Wooden shed floors are usually built like the picture below and primarily consist of band boards, rim joists, floor joists, and skids. There are any number of ways to anchor your structure to the ground, the 2 most common being with posts in concrete that are attached to the floor itself, and the other by cable tie downs.
If you check with your local county building inspector, they can let you know which method they require. Nine times out of ten, I end up using the posts and concrete method, sometimes 1 anchor in each corner, sometimes just caddie corner - or only 2.
Band Board - Typically there are 2 of these. If your outside dimensions are 12x16 for example, the longest board will be the band board, and in this example, would be the 16' length. All joists and rim joists are attached to the band boards. I almost always use treated lumber for my band boards.

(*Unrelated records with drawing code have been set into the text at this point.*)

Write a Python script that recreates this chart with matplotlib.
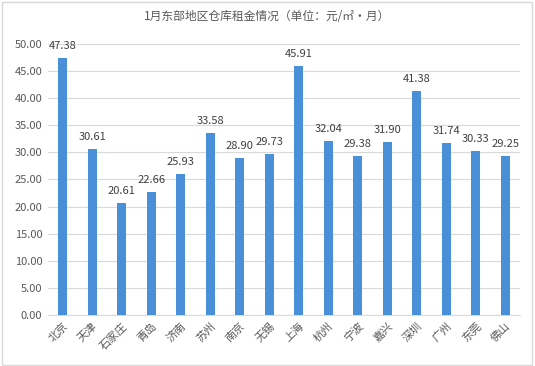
import matplotlib.pyplot as plt
from matplotlib.patches import Rectangle

plt.rcParams['font.family'] = ['Noto Sans CJK SC', 'DejaVu Sans']

cities = ['北京', '天津', '石家庄', '青岛', '济南', '苏州', '南京', '无锡',
          '上海', '杭州', '宁波', '嘉兴', '深圳', '广州', '东莞', '佛山']
rents = [47.38, 30.61, 20.61, 22.66, 25.93, 33.58, 28.90, 29.73,
         45.91, 32.04, 29.38, 31.90, 41.38, 31.74, 30.33, 29.25]
yticks = [0, 5, 10, 15, 20, 25, 30, 35, 40, 45, 50]

fig = plt.figure(figsize=(5.35, 3.66), dpi=100)
ax = fig.add_axes([48 / 535, 51 / 366, 472 / 535, 271 / 366])

x = range(len(cities))
ax.bar(x, rents, width=0.3, color='#4a90d9', zorder=3)
for i, v in enumerate(rents):
    ax.text(i, v + 1.3, f'{v:.2f}', ha='center', va='bottom', fontsize=8, color='#404040')

ax.set_xlim(-0.5, len(cities) - 0.5)
ax.set_ylim(0, 50)
ax.set_yticks(yticks)
ax.set_yticklabels([f'{t:.2f}' for t in yticks], fontsize=8, color='#595959')
ax.set_xticks(list(x))
ax.set_xticklabels(cities, rotation=45, ha='right', rotation_mode='anchor',
                   fontsize=8, color='#595959')
ax.tick_params(length=0, pad=4)
ax.grid(axis='y', color='#d9d9d9', linewidth=0.8, zorder=0)
for s in ['top', 'right', 'left']:
    ax.spines[s].set_visible(False)
ax.spines['bottom'].set_color('#d9d9d9')

fig.text(0.5, 1 - 16 / 366, '1月东部地区仓库租金情况（单位：元/㎡·月）', ha='center', va='center',
         fontsize=8.5, color='#595959')
fig.patches.append(Rectangle((0.004, 0.004), 0.99, 0.99, transform=fig.transFigure,
                             fill=False, edgecolor='#d9d9d9', linewidth=1))

fig.savefig('out.png', dpi=100)
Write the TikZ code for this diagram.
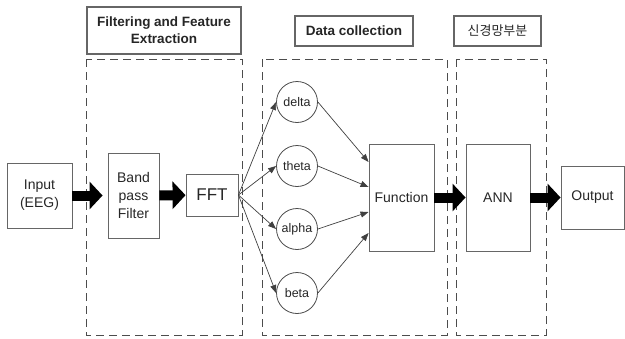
\documentclass[tikz,border=0pt]{standalone}
\usepackage{fontspec}
\setmainfont{Liberation Sans}
\newfontfamily\krfont{Noto Sans CJK KR}
\usetikzlibrary{arrows.meta}

\tikzset{
    box/.style={draw=black!60, line width=0.9pt, inner sep=0pt, align=center,
        text=black!85, font=\fontsize{14}{18}\selectfont},
    titlebox/.style={box, line width=1.2pt, font=\bfseries\fontsize{13.5}{17}\selectfont},
    wavenode/.style={draw=black!70, line width=0.8pt, circle, minimum size=41pt,
        inner sep=0pt, text=black!85, font=\fontsize{12.5}{14}\selectfont},
    groupbox/.style={draw=black!70, line width=1pt, dash pattern=on 8pt off 5pt},
    bigarrow/.style={line width=10pt, -{Triangle[length=13pt,width=27pt]}},
    thinarrow/.style={draw=black!75, line width=0.7pt, -{Triangle[length=8pt,width=6pt]}}
}

\begin{document}
\begin{tikzpicture}[x=1pt, y=-1pt]
    \useasboundingbox (0,0) rectangle (625,338);
    % Titles of the three stages
    \node[titlebox, minimum width=154pt, minimum height=47pt] (t1) at (164,30.5) {Filtering and Feature\\Extraction};
    \node[titlebox, minimum width=118pt, minimum height=30pt] (t2) at (354,31) {Data collection};
    \node[titlebox, minimum width=87pt, minimum height=30pt, font=\krfont\fontsize{13}{15}\selectfont] (t3) at (497.5,31) {신경망부분};
    % Dashed stage boxes
    \draw[groupbox] (86,59) rectangle (242,335);
    \draw[groupbox] (262,59) rectangle (447,335);
    \draw[groupbox] (456,59) rectangle (546,335);
    % Processing blocks
    \node[box, minimum width=65pt, minimum height=65pt] (input) at (39.5,195.5) {Input\\(EEG)};
    \node[box, minimum width=51pt, minimum height=85pt] (band) at (133.5,195.5) {Band\\pass\\Filter};
    \node[box, minimum width=52pt, minimum height=42pt, font=\fontsize{17}{20}\selectfont] (fft) at (212,195) {FFT};
    \node[box, minimum width=65pt, minimum height=107pt] (func) at (401.5,197.5) {Function};
    \node[box, minimum width=64pt, minimum height=107pt] (ann) at (498,197.5) {ANN};
    \node[box, minimum width=63pt, minimum height=63pt] (output) at (592.5,197.5) {Output};
    % Frequency bands
    \node[wavenode] (delta) at (297,102) {delta};
    \node[wavenode] (theta) at (297,166) {theta};
    \node[wavenode] (alpha) at (297,229) {alpha};
    \node[wavenode] (beta) at (297,293) {beta};
    % Thick arrows between blocks
    \draw[bigarrow, shorten >=5pt] (input) -- (band);
    \draw[bigarrow] (band) -- (fft);
    \draw[bigarrow] (func) -- (ann);
    \draw[bigarrow] (ann) -- (output);
    % Thin arrows through the bands
    \foreach \w/\s in {delta/35.5, theta/10.5, alpha/-14.5, beta/-35.5} {
        \draw[thinarrow] (fft.east) -- (\w.west);
        \draw[thinarrow] (\w.east) -- ([yshift=\s pt]func.west);
    }
\end{tikzpicture}
\end{document}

Rim Joist - Typically there are also 2 of these. They are the same length as all the joists, however they are the outer joists, hence the term 'rim' joist. These too are usually made of treated lumber.
Joists - Joists are the cross members and are running perpendicular to the band boards. Typically they will rest on and are nailed or screwed to the support skids. Again you will want to use treated lumber for the floor joists.
Skids - Skids are the primary supports and depending on the size of your shed can range anywhere in size from 4x4 to 6x6. I very rarely used the 6x6 size, so 4x4 is pretty common for the types of sheds that are built with my shed plans.
Sheeting - Sheeting is the flooring or planking. It can be 4'x8' sheets that are 5/8" thick or 3/4" thick. Sheeting can also be accomplished by laying down rows of 2x4s, 2x6's, 1x's, or 5/4" deck boards. There is no wrong or right and is your preference. Floor sheeting can be treated or untreated. I've found that using the treated it is sometimes just a bit larger in size by an 1/8" one way or the other!